— Start of RECORDS FOR PROCESSING —
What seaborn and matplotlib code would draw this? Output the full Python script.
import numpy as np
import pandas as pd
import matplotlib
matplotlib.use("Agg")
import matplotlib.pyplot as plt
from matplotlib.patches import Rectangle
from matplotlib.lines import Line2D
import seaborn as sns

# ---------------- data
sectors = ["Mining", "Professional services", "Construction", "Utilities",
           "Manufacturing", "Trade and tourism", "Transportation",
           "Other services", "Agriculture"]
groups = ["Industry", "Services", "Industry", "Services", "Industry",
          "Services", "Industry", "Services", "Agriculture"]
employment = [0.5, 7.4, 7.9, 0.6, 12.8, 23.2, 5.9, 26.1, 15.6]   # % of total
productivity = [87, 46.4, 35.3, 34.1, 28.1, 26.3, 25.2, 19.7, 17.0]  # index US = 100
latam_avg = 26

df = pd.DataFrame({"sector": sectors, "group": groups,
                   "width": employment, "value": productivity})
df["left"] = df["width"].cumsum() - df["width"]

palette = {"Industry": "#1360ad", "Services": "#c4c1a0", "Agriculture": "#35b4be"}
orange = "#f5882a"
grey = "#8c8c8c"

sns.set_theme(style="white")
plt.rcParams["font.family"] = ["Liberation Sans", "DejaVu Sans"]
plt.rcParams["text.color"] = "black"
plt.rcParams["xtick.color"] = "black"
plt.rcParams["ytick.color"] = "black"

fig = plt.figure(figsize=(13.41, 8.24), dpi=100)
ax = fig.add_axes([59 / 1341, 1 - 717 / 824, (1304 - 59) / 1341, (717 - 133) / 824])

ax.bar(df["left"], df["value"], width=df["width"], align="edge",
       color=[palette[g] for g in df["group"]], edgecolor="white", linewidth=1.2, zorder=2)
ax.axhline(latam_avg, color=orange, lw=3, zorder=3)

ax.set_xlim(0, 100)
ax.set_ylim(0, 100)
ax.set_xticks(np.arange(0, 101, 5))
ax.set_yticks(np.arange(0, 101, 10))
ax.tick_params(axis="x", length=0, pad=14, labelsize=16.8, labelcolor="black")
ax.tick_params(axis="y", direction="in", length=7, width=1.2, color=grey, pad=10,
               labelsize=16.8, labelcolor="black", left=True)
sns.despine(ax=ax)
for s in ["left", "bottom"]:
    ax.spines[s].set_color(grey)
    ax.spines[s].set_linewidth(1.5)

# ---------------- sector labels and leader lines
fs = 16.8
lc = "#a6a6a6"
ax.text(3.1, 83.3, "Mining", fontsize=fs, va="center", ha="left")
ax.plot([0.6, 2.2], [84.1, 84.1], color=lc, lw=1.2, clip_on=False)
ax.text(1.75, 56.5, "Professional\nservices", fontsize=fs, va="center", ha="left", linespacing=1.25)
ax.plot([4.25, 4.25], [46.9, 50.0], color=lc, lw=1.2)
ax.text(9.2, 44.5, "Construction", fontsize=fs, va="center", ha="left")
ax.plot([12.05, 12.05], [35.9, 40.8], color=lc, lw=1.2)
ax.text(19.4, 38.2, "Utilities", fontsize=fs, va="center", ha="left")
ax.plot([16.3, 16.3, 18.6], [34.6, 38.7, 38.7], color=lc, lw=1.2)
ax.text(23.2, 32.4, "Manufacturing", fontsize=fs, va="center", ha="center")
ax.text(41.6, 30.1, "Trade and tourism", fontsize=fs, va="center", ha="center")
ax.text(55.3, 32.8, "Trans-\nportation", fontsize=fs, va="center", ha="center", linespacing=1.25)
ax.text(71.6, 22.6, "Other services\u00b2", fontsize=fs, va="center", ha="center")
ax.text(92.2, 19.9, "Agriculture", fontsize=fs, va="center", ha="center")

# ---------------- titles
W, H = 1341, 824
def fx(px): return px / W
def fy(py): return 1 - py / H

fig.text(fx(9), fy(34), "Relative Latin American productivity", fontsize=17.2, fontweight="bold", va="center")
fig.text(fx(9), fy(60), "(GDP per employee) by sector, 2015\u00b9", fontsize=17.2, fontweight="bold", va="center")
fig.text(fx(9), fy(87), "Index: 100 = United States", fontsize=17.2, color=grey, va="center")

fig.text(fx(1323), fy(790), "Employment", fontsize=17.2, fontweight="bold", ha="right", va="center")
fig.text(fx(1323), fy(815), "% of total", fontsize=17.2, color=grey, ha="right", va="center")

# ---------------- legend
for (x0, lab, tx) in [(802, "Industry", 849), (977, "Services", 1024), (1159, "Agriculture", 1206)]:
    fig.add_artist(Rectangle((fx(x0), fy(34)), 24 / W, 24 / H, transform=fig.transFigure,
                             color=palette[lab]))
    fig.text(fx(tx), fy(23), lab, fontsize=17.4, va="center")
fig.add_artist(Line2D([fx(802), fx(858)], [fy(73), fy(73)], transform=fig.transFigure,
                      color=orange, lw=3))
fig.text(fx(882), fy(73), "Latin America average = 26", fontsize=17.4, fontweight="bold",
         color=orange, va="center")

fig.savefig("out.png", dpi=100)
— End of RECORDS FOR PROCESSING —
— Start of RECORDS FOR PROCESSING —
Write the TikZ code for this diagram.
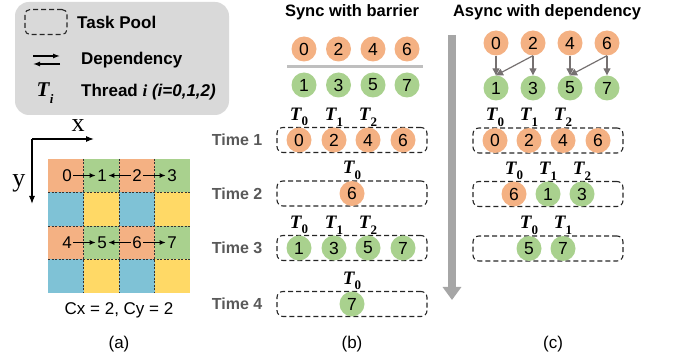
— End of RECORDS FOR PROCESSING —
— Start of RECORDS FOR PROCESSING —
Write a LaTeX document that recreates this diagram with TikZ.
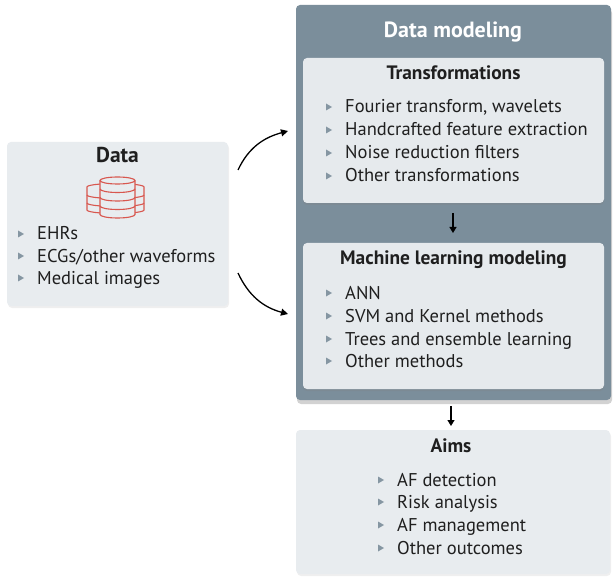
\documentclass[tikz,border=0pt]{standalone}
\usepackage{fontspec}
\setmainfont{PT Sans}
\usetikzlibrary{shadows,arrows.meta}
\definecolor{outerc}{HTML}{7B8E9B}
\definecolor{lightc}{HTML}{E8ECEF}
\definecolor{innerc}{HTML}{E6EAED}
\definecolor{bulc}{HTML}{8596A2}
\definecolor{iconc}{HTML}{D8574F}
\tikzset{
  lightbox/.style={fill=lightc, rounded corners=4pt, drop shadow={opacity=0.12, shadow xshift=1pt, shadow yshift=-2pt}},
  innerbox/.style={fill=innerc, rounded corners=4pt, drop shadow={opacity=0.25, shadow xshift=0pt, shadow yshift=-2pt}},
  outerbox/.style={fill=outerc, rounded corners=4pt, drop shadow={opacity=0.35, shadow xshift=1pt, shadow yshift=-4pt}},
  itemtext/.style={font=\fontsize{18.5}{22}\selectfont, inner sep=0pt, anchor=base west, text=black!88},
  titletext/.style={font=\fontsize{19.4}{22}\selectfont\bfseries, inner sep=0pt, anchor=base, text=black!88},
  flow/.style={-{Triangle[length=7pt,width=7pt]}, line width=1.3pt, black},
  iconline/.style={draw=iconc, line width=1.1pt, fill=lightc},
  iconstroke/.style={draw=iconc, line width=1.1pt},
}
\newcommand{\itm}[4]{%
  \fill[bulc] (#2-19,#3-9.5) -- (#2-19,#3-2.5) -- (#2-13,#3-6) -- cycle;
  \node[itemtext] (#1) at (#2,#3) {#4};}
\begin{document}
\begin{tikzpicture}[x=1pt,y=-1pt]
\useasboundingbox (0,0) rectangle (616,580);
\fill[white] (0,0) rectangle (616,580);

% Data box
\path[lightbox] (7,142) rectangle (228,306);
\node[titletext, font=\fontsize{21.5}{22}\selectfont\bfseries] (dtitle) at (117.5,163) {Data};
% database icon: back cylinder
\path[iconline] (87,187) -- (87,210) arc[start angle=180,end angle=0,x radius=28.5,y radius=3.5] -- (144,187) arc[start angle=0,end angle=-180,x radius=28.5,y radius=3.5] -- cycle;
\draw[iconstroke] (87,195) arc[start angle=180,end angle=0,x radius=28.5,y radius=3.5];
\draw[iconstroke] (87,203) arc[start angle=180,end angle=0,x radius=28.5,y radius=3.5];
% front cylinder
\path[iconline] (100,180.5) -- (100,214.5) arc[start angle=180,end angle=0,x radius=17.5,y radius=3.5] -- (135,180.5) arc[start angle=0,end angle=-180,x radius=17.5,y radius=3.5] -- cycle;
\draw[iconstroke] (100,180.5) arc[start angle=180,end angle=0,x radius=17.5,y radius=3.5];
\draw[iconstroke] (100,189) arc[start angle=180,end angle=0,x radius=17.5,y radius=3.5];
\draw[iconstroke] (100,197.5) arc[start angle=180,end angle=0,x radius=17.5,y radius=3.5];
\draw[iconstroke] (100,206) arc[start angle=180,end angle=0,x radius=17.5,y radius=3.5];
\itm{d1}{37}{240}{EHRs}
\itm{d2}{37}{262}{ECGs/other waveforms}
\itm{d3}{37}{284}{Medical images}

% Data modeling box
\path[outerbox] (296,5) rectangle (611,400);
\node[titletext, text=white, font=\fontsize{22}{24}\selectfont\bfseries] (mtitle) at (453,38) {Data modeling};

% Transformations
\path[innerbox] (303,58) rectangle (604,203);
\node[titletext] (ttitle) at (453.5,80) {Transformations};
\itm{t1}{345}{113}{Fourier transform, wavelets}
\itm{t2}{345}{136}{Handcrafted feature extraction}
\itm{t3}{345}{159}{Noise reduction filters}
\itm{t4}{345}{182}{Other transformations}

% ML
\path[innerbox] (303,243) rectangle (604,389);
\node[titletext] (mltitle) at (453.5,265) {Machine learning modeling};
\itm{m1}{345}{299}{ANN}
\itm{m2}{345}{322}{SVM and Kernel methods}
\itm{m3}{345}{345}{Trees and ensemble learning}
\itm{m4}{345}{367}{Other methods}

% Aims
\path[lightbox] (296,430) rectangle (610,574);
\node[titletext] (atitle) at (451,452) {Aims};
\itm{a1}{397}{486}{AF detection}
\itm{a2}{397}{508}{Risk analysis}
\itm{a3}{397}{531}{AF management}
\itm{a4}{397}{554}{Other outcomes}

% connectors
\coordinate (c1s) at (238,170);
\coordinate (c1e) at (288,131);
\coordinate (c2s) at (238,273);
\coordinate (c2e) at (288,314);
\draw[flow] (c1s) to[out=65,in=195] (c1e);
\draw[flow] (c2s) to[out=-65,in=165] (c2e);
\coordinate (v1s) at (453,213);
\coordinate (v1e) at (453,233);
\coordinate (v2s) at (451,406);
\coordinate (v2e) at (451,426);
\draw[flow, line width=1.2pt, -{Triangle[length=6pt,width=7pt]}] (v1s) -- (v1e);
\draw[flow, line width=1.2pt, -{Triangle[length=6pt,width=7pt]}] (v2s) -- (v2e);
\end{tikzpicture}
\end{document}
— End of RECORDS FOR PROCESSING —
In the listing above, locate the line containing "What seaborn and" and the line containing "import seaborn as sns". Extract those two lines and every line between them, exactly as written, and only those.

RESULT OF THIS EXERCISE »
What seaborn and matplotlib code would draw this? Output the full Python script.
import numpy as np
import pandas as pd
import matplotlib
matplotlib.use("Agg")
import matplotlib.pyplot as plt
from matplotlib.patches import Rectangle
from matplotlib.lines import Line2D
import seaborn as sns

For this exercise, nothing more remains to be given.